Roy eventually found a place to record and recorded “Ooby Dooby” with his band, now called the Teen Kings. The song was released in 1956 and Roy took it to a well known record dealer named Cecil “Poppa” Hollifield. He heard the song and immediately called a “connection” he had in Memphis and played him the record over the phone. His connection asked for a copy of the record, and three days later he called Poppa up to tell him he wanted the Teen Kings in Memphis in three days to record in his studio. That connection was none other than Sam Phillips of Sun Records!
That deal got him out on tour with Johnny Cash, Faron Young, Carl Perkins, and Johnny Horton among others. In 1958, Roy was asked to tour with the Everly Brothers. During the tour, the Everly Brothers told Roy they needed a new single and asked if he had any songs. He picked up his guitar and sang the song Claudette. They liked it, and asked him to write down the words and chords. The song was the B-side of All I Have To Do Is Dream. Roy had some of his other songs recorded by artists like Jerry Lee Lewis, Buddy Holly, and even Ricky Nelson.
In 1959, Roy was signed to an independent label called Monument. It was at this label that so many of Roy’s big hits came, starting with Uptown. That was followed by Only The Lonely (which reached #2), Blue Angel, and I’m Hurtin’. What followed was Roy’s first #1 song, Running Scared.
Roy had hoped to change up the “pop” sound and try something different. They recorded the song twice and he was disappointed with the two takes, so they cut it again. Instead of using a falsetto voice, Roy sang the high natural A and nailed it. The accompanying musicians were awestruck and had never heard anything like it. Producer Fred Foster said “Nobody had ever hear anything like it before!”
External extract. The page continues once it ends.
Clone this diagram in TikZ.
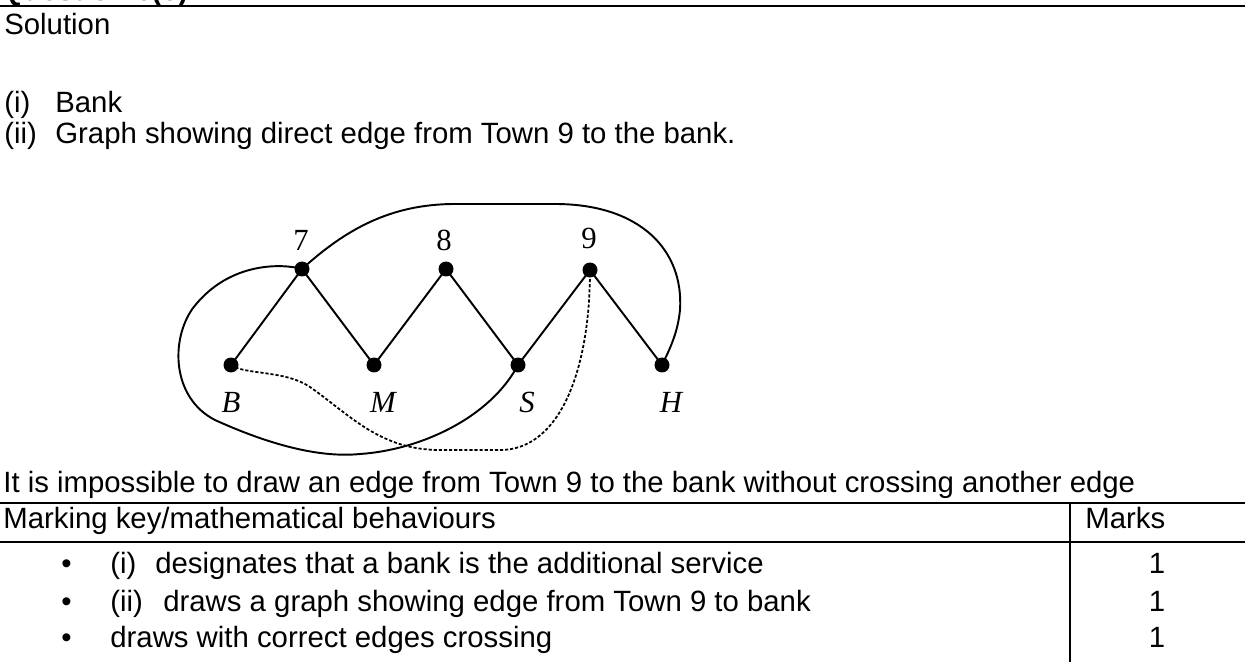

What followed was four solid years of top 40 hits. Those hits included Crying, Candy Man, Dream Baby, Working for the Man, In Dreams, Pretty Paper, Leah, Blue Bayou, Mean Woman Blues, and Its Over. His success got him a spot opening up for some concerts in England. He was the opening act for a few guys who were known as The Beatles (they had yet to become a big thing in the US). The tour sold out in minutes, and on the first night of the show, they say that Roy played 14 encores before the Beatles ever got on stage!
In 1964, Roy recorded what is probably his biggest hit, Oh Pretty Woman. It would be his last big hit while at Monument records. Touring hurt his personal life, and his wife Claudette began having an affair. One day while writing with songwriter Bill Dees, Claudette entered the room and said that she was going to Nashville. Roy asked her if she had any money, and Dee’s replied, “A pretty woman never needs any money.” With that phrase, and about 40 minutes, they wrote Oh, Pretty Woman, which went to number 1 in almost every country in the world.
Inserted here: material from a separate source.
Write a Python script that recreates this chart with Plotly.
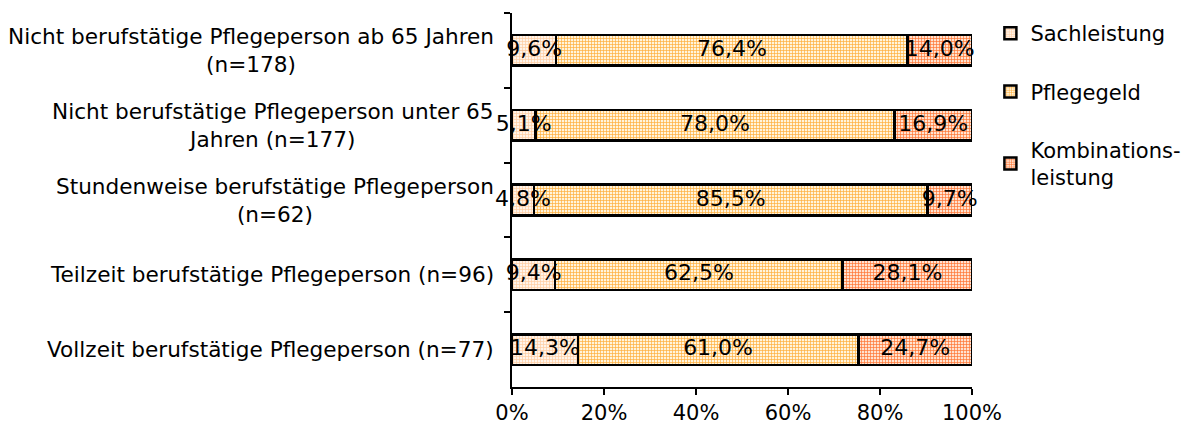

In 1966, Claudette was killed when a pickup truck pulled out in front of her and she hit the door. She died instantly. Two years later, Roy was on a tour in England and he received a call that his home had burned down. As if that wasn’t enough bad news, he was also told that his two oldest sons were killed in the fire. He tried to cope by keeping himself busy with work. He starred in the film The Fastest Guitar Alive, which ended up being his only lead role.
Roy changed labels a few times after this and eventually re-signed with Monument. In 1987, Roy Orbison was inducted into the Rock and Roll Hall of Fame. Bruce Springsteen was there to do the honors. A TV special followed. Roy had always wanted to do one and this special included some powerful special guests: Elvis Costello, k.d.Lang, Tom Waits, Bonny Raitt, Jennifer Warrens, Jackson Brown, and Bruce Springsteen. The special was called Roy Orbison and Friends – A Black and White Night Live. It was aired on cable and released on video and became one of Roy’s great concerts.
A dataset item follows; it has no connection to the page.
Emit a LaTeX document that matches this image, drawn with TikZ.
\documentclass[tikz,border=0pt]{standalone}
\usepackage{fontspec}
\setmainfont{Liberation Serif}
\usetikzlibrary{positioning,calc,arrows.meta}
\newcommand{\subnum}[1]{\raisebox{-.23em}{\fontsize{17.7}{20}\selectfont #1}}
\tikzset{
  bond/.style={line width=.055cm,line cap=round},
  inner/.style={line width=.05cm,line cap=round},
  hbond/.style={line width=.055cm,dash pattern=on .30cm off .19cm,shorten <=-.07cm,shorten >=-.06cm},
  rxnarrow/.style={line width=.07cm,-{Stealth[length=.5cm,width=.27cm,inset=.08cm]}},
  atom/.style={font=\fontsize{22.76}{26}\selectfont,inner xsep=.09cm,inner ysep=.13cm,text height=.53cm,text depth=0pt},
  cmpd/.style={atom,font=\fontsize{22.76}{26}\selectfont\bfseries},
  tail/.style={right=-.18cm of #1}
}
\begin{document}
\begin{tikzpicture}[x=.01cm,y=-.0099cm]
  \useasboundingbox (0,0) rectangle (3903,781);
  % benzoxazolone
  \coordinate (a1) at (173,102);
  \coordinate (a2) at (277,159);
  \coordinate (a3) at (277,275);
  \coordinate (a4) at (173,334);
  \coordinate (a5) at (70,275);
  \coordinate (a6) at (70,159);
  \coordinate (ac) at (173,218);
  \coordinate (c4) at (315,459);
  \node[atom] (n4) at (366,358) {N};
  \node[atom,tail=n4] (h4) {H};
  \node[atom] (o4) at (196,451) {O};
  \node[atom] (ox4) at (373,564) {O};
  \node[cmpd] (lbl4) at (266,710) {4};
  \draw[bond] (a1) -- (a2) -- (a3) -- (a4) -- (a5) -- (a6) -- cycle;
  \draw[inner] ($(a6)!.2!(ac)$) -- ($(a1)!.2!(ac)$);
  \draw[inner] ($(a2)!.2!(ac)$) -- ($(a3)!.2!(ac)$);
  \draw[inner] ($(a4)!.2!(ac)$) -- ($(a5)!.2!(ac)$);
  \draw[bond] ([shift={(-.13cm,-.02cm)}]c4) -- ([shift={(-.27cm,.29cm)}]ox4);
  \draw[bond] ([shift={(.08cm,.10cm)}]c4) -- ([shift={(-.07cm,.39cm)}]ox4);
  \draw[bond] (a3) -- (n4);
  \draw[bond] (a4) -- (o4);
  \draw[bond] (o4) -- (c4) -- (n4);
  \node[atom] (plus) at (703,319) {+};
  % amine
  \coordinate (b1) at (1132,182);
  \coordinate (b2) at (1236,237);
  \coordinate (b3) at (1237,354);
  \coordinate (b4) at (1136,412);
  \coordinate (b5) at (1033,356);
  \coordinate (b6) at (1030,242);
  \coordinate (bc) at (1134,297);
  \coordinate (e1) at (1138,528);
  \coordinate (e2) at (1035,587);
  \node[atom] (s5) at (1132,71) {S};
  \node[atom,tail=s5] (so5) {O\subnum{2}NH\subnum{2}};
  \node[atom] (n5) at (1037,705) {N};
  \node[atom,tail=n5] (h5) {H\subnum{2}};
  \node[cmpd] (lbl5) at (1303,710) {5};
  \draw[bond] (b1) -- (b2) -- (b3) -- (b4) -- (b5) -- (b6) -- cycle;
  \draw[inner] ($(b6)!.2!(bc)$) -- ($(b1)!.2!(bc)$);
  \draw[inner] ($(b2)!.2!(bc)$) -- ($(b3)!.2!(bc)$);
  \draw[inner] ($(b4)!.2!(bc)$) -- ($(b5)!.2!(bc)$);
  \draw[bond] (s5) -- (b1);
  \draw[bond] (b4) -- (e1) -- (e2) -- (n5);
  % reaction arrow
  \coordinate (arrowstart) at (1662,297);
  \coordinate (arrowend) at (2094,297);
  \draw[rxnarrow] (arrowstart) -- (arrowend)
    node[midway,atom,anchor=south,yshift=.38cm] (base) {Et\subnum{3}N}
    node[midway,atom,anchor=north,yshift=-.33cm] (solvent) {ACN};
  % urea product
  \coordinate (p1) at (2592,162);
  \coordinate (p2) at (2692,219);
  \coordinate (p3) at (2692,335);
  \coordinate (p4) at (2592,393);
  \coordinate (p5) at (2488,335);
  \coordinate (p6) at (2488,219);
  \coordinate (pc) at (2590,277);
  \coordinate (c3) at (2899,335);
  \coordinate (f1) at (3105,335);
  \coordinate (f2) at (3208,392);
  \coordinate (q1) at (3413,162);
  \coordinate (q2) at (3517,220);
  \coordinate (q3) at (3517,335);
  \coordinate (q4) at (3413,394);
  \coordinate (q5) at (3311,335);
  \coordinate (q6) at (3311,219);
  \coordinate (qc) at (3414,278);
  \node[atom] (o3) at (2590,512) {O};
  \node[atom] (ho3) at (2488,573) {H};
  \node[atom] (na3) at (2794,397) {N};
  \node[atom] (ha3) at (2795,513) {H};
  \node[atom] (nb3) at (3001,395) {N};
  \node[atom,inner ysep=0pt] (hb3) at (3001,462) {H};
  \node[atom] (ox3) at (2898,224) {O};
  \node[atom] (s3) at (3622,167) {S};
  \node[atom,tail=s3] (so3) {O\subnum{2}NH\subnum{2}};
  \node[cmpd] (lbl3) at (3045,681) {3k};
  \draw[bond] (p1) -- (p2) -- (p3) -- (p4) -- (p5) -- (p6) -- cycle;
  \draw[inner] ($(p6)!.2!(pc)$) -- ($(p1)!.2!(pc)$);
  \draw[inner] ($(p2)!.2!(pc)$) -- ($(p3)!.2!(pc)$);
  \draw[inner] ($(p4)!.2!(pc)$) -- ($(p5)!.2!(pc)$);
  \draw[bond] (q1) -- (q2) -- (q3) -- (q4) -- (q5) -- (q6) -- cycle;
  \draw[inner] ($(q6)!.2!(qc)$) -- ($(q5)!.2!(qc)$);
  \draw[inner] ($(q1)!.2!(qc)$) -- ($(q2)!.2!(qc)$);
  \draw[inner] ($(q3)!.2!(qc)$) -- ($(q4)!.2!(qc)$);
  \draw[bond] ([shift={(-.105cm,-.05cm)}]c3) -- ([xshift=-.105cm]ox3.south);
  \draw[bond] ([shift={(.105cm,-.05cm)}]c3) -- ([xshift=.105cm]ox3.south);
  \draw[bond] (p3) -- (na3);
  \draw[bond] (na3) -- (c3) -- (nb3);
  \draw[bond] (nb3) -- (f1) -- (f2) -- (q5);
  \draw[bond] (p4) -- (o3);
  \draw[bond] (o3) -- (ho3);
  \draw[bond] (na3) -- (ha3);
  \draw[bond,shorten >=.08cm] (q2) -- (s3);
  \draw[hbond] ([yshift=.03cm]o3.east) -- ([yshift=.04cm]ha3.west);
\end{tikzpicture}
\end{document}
Jeff Lynne of ELO was busy producing George Harrison’s Cloud Nine album, and was working on Tom Petty’s and Roy’s albums at the same time. This led to them all getting together with Bob Dylan for the Traveling Wilburys project which was a huge success! Handle With Care was a big hit from the album. A song that was supposed to be a group song on the album was You’re Not Alone Anymore. It was decided that there was really only one voice that could do the song justice, and that was Roy. It is an amazing vocal and an amazing song!
In late 1988, Roy put the finishing touches on the Mystery Girl album. It was set for release in 1989. There would be a world tour to support the project. The album would include the smash hit “You Got It”. On December 6, 1988, Roy was complaining of chest pains. Just before midnight, he had a heart attack and collapsed at his mother’s home. Roy Orbison died at the young age of 52.
I was still a senior in high school and I was going to WKSG to rip news and type up stories for the news director. I would stay till 6am and then head to school. I remember going to the AP wire and seeing the URGENT breaking news that Roy had died. We were an oldies station and this was big news. I remember when we broke the news. It is one of those moments I will never forget.
You Got It was released after Roy’s death and reached the top 10. One of the coolest tributes to Roy was when the Traveling Wilburys released the song End of the Line. In the video, the group is on a train singing. When Roy’s vocal comes on, the camera is on a rocking chair in which Roy’s guitar is sitting. Next to it, is a framed photo of Roy. Powerful!
Roy Orbison is a legend. His music was like no one else. His style was like no one else. His vocals were indescribably beautiful, haunting, and amazing. Heaven’s choir is blessed to have him in their baritone section. Happy Birthday, Roy!